Born into the royal family of Tripura and trained in classical music, Sachin Dev Burman drew the most satisfaction when his songs entered the popular psyche. The author reviews this insider's account of the life of one of Bollywood's iconic musicians

Sachin Dev Burman

Susmita Dasgupta
This biography is almost an insider's version of the maestro's life in music. The author, who also belongs to the same royal family of Tripura, attributes the musician's musicality partly to his individual talents but very largely to the cultural background of the royal family, which practised various forms of Indian classical music and played a variety of instruments. What is even more interesting is that the royal family of Tripura appears to be the forerunner of the Bengal Renaissance, since Bengali culture developed in all its glory in this sovereign kingdom.

Sachin Dev Burman's mother, Nirupama Devi, was a Manipuri princess, the core of the refined high-brow Vaishnav culture. However, Sachin's father, Nabadwip Chandra, was subject to some betrayals and deprived of his status as king so Sachin lost his position as the heir apparent. The family was exiled to the fringes of their kingdom, in Comilla, a rather modern, urbanised and professional town now in Bangladesh. For Sachin Dev, this long exile probably fostered a mentality that would often underlie his music.
 
The author says exile made Sachin Dev at once nostalgic and yet ascetic, he was both attached to his soil as well as to the vast world outside, he cherished his roots but was eager to spread himself far and wide. He was already well versed with the various strands of Indian classical music and now he added the flavours of the rich repertoire of Bengali folk. The baul, jhumur, jari, bhatiyali and kirtan found space in his music. He found his inspiration in the motif of Radha-Krishna, true to his Vaishnav tradition, and in the flow of the river and the sound of humming bees. The author reports that Sachin Dev was also an accomplished tennis player like his idol K L Saigal, and stories about how he was considerate to his wife show that he was a modern man, far ahead of his times. He followed an ascetic life, was extremely careful about his diet and practised meticulously. His routine was so strict that the members of his extended family would be stiff with alert attentiveness whenever Sachin Dev visited Agartala, the capital of the kingdom of Tripura, the biographer remembers.
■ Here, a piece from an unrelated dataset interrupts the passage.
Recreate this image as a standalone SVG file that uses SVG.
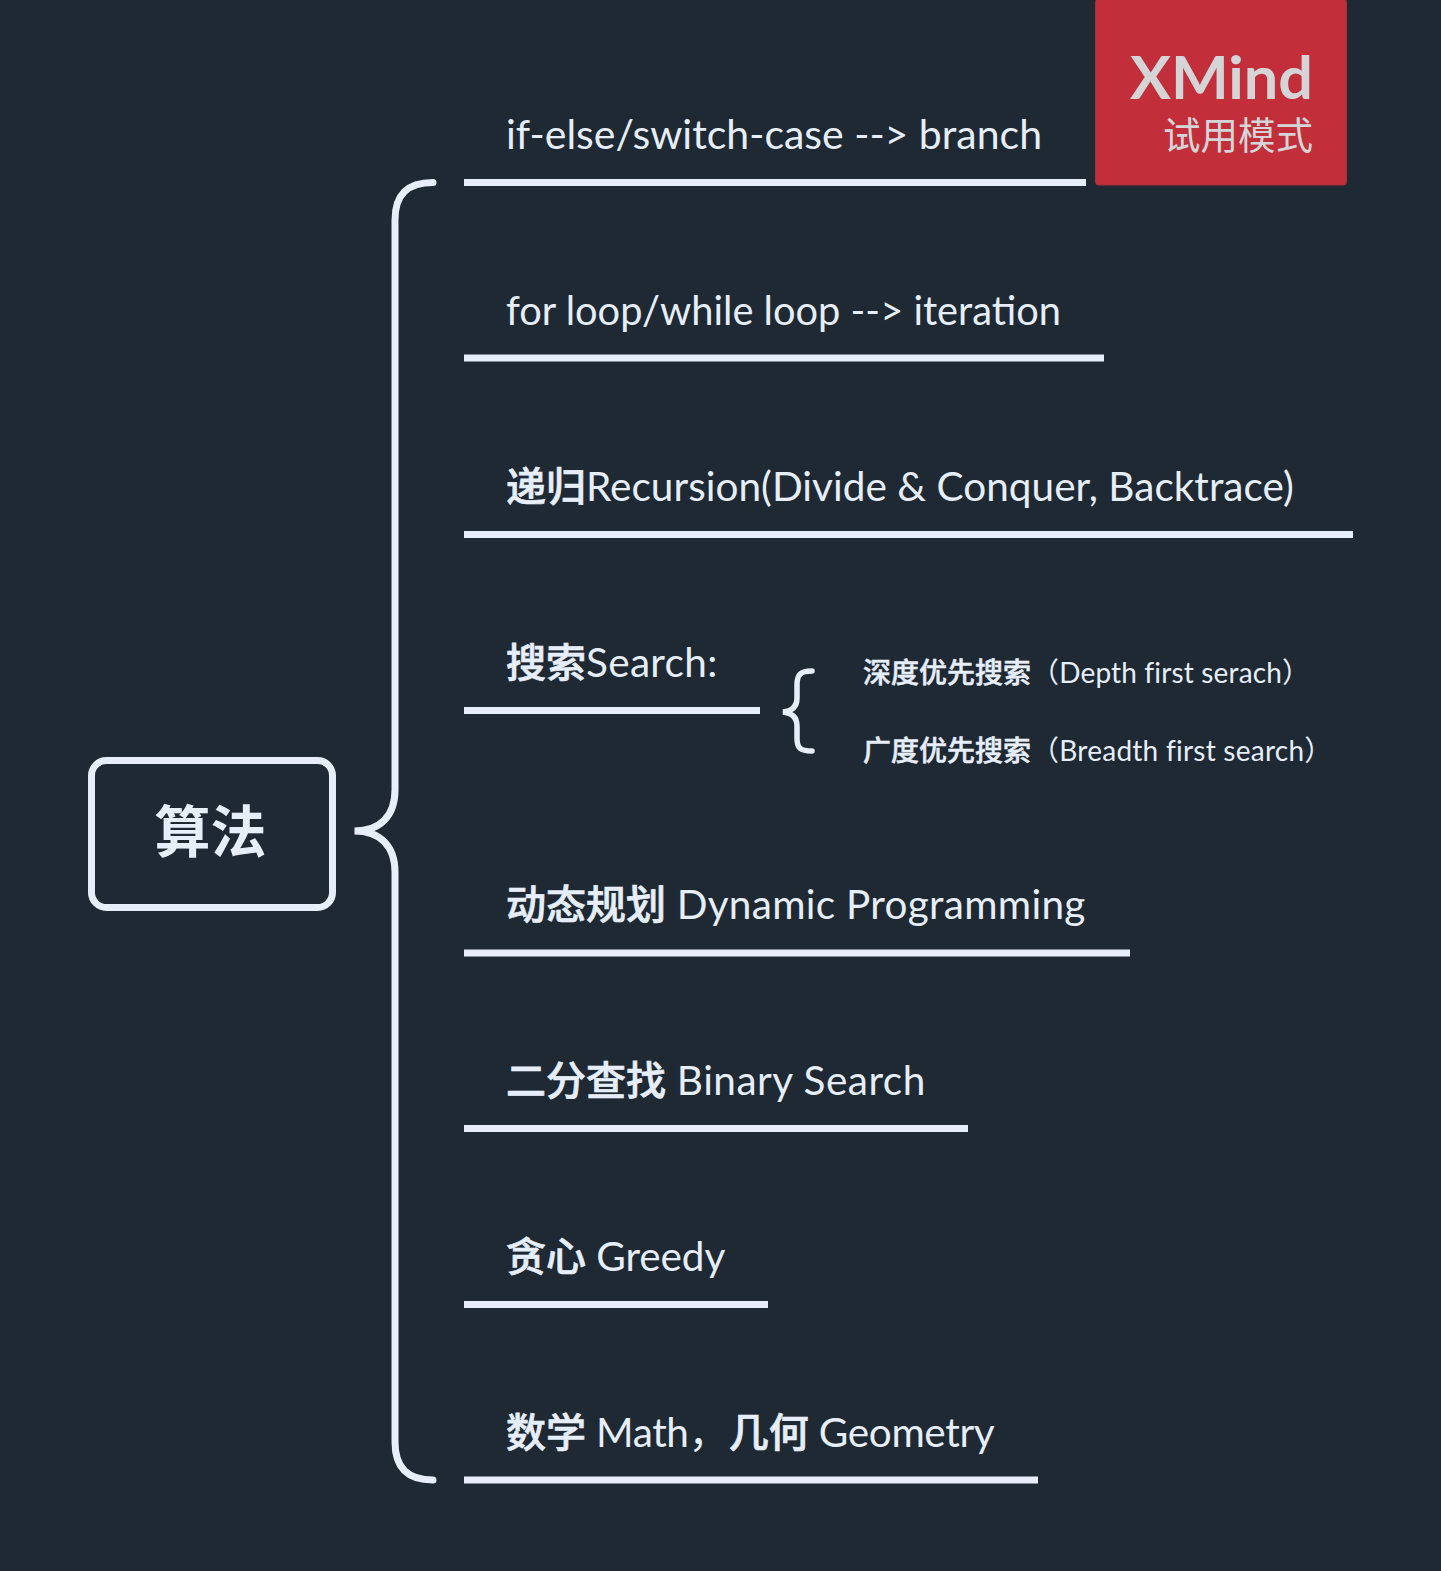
<svg xmlns="http://www.w3.org/2000/svg" width="1441" height="1571" viewBox="0 0 1441 1571">
<style>
text{font-family:"Lato","Noto Sans CJK SC",sans-serif;fill:#e6eefa}
.t{font-size:40.5px}
.s{font-size:28px}
.c{font-weight:500;font-size:40px;letter-spacing:0;stroke:#e6eefa;stroke-width:.7px}
.s .c{font-size:28px;stroke-width:.5px}
.l{fill:none;stroke:#e6eefa;stroke-width:7}
.b{fill:none;stroke:#e6eefa;stroke-width:7;stroke-linecap:round}
</style>
<rect width="1441" height="1571" fill="#1f2933"/>
<g id="connectors">
<path class="b" d="M433 182.500C408 182.500 395 194 395 220V790C395 816 380 831 354.500 831C380 831 395 846 395 872V1442C395 1468 408 1480 433 1480"/>
<path d="M812 671C800 671 797 675 797 685V698C797 706 793 711 783 712C793 713 797 718 797 726V738C797 748 800 751 812 751" fill="none" stroke="#e6eefa" stroke-width="5.500" stroke-linecap="round"/>
<path class="l" d="M464 182.500H1086M464 358H1104M464 534.500H1353M464 710.500H760M464 953H1130M464 1128.500H968M464 1304.500H768M464 1480H1038"/>
</g>
<g id="root"><rect x="91.500" y="760.500" width="241" height="147" rx="15" fill="none" stroke="#e6eefa" stroke-width="7"/>
<text x="210.500" y="852" font-size="56" font-weight="700" text-anchor="middle">算法</text></g>
<g id="n1"><text class="t" x="506" y="148.500" textLength="536" lengthAdjust="spacingAndGlyphs">if-else/switch-case --&gt; branch</text></g>
<g id="n2"><text class="t" x="506" y="324.500" textLength="555" lengthAdjust="spacingAndGlyphs">for loop/while loop --&gt; iteration</text></g>
<g id="n3"><text class="t" x="506" y="500.500" letter-spacing=".03"><tspan class="c">递归</tspan>Recursion(Divide &amp; Conquer, Backtrace)</text></g>
<g id="n4"><text class="t" x="506" y="676.500" letter-spacing=".33"><tspan class="c">搜索</tspan>Search:</text></g>
<g id="n41"><text class="s" x="863" y="683" letter-spacing=".16"><tspan class="c">深度优先搜索</tspan>（Depth first serach）</text></g>
<g id="n42"><text class="s" x="863" y="760.500" letter-spacing=".25"><tspan class="c">广度优先搜索</tspan>（Breadth first search）</text></g>
<g id="n5"><text class="t" x="506" y="918.500" letter-spacing=".3"><tspan class="c">动态规划</tspan> Dynamic Programming</text></g>
<g id="n6"><text class="t" x="506" y="1094.500" letter-spacing=".5"><tspan class="c">二分查找</tspan> Binary Search</text></g>
<g id="n7"><text class="t" x="506" y="1270.500" letter-spacing="-.1"><tspan class="c">贪心</tspan> Greedy</text></g>
<g id="n8"><text class="t" x="506" y="1446.500" letter-spacing="-.35"><tspan class="c">数学</tspan> Math，<tspan class="c">几何</tspan> Geometry</text></g>
<g id="watermark"><rect x="1095.500" y="-1" width="251" height="186" rx="3" fill="#c22f3b" stroke="#a92f3b"/>
<text x="1130" y="98.500" font-size="60" font-weight="700" style="fill:#d5d5d8" textLength="183" lengthAdjust="spacingAndGlyphs">XMind</text>
<text x="1163" y="148.500" font-size="37.500" style="fill:#d5d5d8">试用模式</text></g>
</svg>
Meera Dhar, who was to be his wife, came from an accomplished modern family and trained in dance and music at Tagore's university in Santiniketan. She was Sachin Dev's student but his family looked down on his marriage. Even Sachin Dev's teacher, the legendary Bhishmadev, did not quite approve of the match. Nonetheless, Meera was a talented composer and a lyricist and together with Sachin Dev they made some famous music such as Phool Gendwa Na Maaro or Gay Je Papaya.

Sachin Dev reached the zenith of his popularity as a radio artist and a stage singer in music conferences in Allahabad and Lucknow, at some of which Rabindranath Tagore would also be present. But the HMV record company, which was just launched in 1930, rejected him saying his voice was unsuitable for records. However, another recording company, Hindustan Musical Company, readily signed him on and neither Sachin Dev nor the company ever had to look back.

Instead of awards from reputed institutions, Sachin Dev considered his greatest recognition came from the boatman who rowed him across the river and hummed one of his tunes, and from the boy who sang one of his songs as he jumped into the pond while Sachin Dev sat despondent at not having caught any fish. Once Sachin Dev, tired and sad, sat at a railway station where he saw a group of workers pass him by humming some of his tunes. That made him realise that he was not a popular musician, the author says from his research into the various journals and memoirs of the maestro.

Sachin Dev had moved to Calcutta from Comilla to pursue higher studies, but he actually came to be among some of the finest musicians of his time - Bhishmadeb Chattopadhya, Shailen Dasgupta, Girijashankar Chakravarty and Zamiruddin Khan. His base in Calcutta gave him access to the world of Lucknow where he met the music maestro Dhurjati Prasad Mukherjee, who is also a famous academic. Sachin Dev was never happy in Calcutta despite his close association with the New Theatres and its doyens B N Sircar, Nitin Bose, Debaki Bose, Pramathesh Barua and Saigal. He was always looking to do much more while Calcutta was keen to have him around as a singer. His ambitions to be a music director took him to Bombay where he struck up an immediate friendship with Dev Anand, Guru Dutt and Navketan Films. Famous names like Geeta Dutt, Manna Dey, Kishore Kumar and Hemant Mukherjee are his imports into Bombay cinema.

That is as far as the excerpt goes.